Research & Papers

Cortex-Inspired Continual Learning: Unsupervised Instantiation and Recovery of Functional Task Networks

New parameter-isolation method achieves near-zero forgetting across three benchmarks

Deep Dive

A team led by Kevin McKee has unveiled Functional Task Networks (FTN), a novel approach to block-sequential continual learning that draws inspiration from structural and dynamical motifs in the mammalian neocortex. FTN is a parameter-isolation method that uses a high-dimensional, self-organizing binary mask over a large population of small but deep networks—similar to mixture-of-experts but with a crucial twist: each neuron is an independent deep network, so disjoint masks yield exactly disjoint gradient updates, providing structural guarantees against catastrophic forgetting. The mask is generated via a three-stage procedure: gradient descent on a continuous mask to identify task-relevant neurons, a smoothing kernel for spatial contiguity, and k-winner-take-all binarization at a fixed capacity budget. This process recovers the sub-network of a previously trained task in a single gradient step, enabling unsupervised task segmentation at inference time.

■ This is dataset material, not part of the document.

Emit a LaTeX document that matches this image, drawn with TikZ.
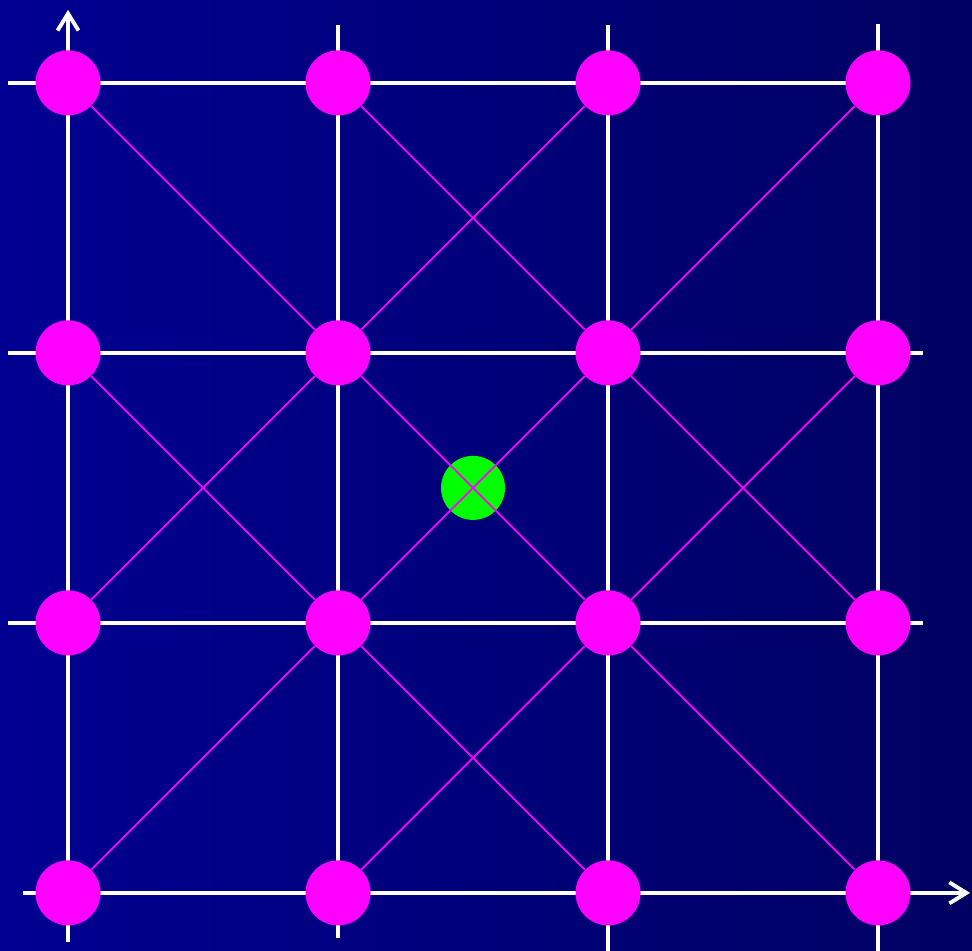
\documentclass[tikz,border=0pt]{standalone}
\usepackage{tikz}
\usetikzlibrary{arrows.meta,positioning,calc}
\pgfdeclarelayer{background}
\pgfsetlayers{background,main}
\definecolor{bgleft}{RGB}{0,0,146}
\definecolor{bgright}{RGB}{0,0,98}
\definecolor{sitecol}{RGB}{255,0,255}
\definecolor{probecol}{RGB}{0,255,0}
\tikzset{
  site/.style={circle,fill=sitecol,minimum size=1.3cm,inner sep=0pt},
  probe/.style={circle,fill=probecol,minimum size=1.28cm,inner sep=0pt},
  gridline/.style={white,line width=2.2pt},
  bond/.style={sitecol,line width=1.05pt}
}

\begin{document}
\begin{tikzpicture}[x=5.4cm,y=5.4cm,>={Straight Barb[length=3.4mm,width=4.2mm]}]
\useasboundingbox (-0.252,-0.215) rectangle (3.348,3.307);
% lattice sites
\foreach \i in {0,...,3}{
  \foreach \j in {0,...,3}{
    \node[site] (s\i\j) at (\i,\j) {};
  }
}
\node[probe] (x) at (1.5,1.5) {};
% grid lines and axes behind the sites
\begin{pgfonlayer}{background}
\fill[left color=bgleft,right color=bgright] (-0.252,-0.215) rectangle (3.348,3.307);
\draw[gridline,->] ([yshift=-0.98cm]s00.center) -- ([yshift=1.46cm]s03.center);
\draw[gridline] ([yshift=-0.9cm]s10.center) -- ([yshift=1.16cm]s13.center);
\draw[gridline] ([yshift=-1.2cm]s20.center) -- ([yshift=1.16cm]s23.center);
\draw[gridline] ([yshift=-1.2cm]s30.center) -- ([yshift=1.18cm]s33.center);
\draw[gridline,->] ([xshift=-0.9cm]s00.center) -- ([xshift=1.84cm]s30.center);
\draw[gridline] ([xshift=-1.2cm]s01.center) -- ([xshift=0.9cm]s31.center);
\draw[gridline] ([xshift=-1.2cm]s02.center) -- ([xshift=0.9cm]s32.center);
\draw[gridline] ([xshift=-1.2cm]s03.center) -- (s33.center);
\end{pgfonlayer}
% diagonal bonds
\foreach \a/\b in {0/1,1/2,0/0,1/1,2/2,1/0,2/1}{
  \pgfmathtruncatemacro\c{\a+1}
  \pgfmathtruncatemacro\d{\b+1}
  \draw[bond] (s\a\b) -- (s\c\d);
}
\foreach \a/\b in {0/2,1/1,0/3,1/2,2/1,1/3,2/2}{
  \pgfmathtruncatemacro\c{\a+1}
  \pgfmathtruncatemacro\d{\b-1}
  \draw[bond] (s\a\b) -- (s\c\d);
}
\end{tikzpicture}
\end{document}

The method was tested on three continual-learning benchmarks: a synthetic multi-task generator, MNIST with shuffled class labels (pure concept shift), and Permuted MNIST (domain shift). In all cases, FTN with fine-grained smoothing (FTN-Slow) delivered nearly zero forgetting, while FTN-Fast (using a large kernel and only two smoothing iterations) traded slight retention loss for faster operation. Crucially, the spatial organization mechanism reduces the effective mask search from the combinatorial top-k problem (O(C(H,K))) to a near-linear scan over compact cortical neighborhoods (O(H)), which is further parallelized by the gradient-based update. This work demonstrates that brain-inspired algorithms can drastically improve continual learning efficiency, a key bottleneck in deploying AI systems that must adapt to evolving tasks without retraining from scratch.

Key Points
  • FTN uses a self-organizing binary mask over deep subnetworks to isolate task-specific parameters, preventing catastrophic forgetting.
  • The three-stage mask generation (gradient descent, smoothing, k-winner-take-all) recovers prior task networks in a single gradient step.
  • On MNIST and Permuted MNIST, FTN-Slow achieved nearly zero forgetting; FTN-Fast trades slight retention for up to faster inference.

Why It Matters

Enables AI systems to continually learn new tasks without forgetting old ones, critical for real-world adaptive applications.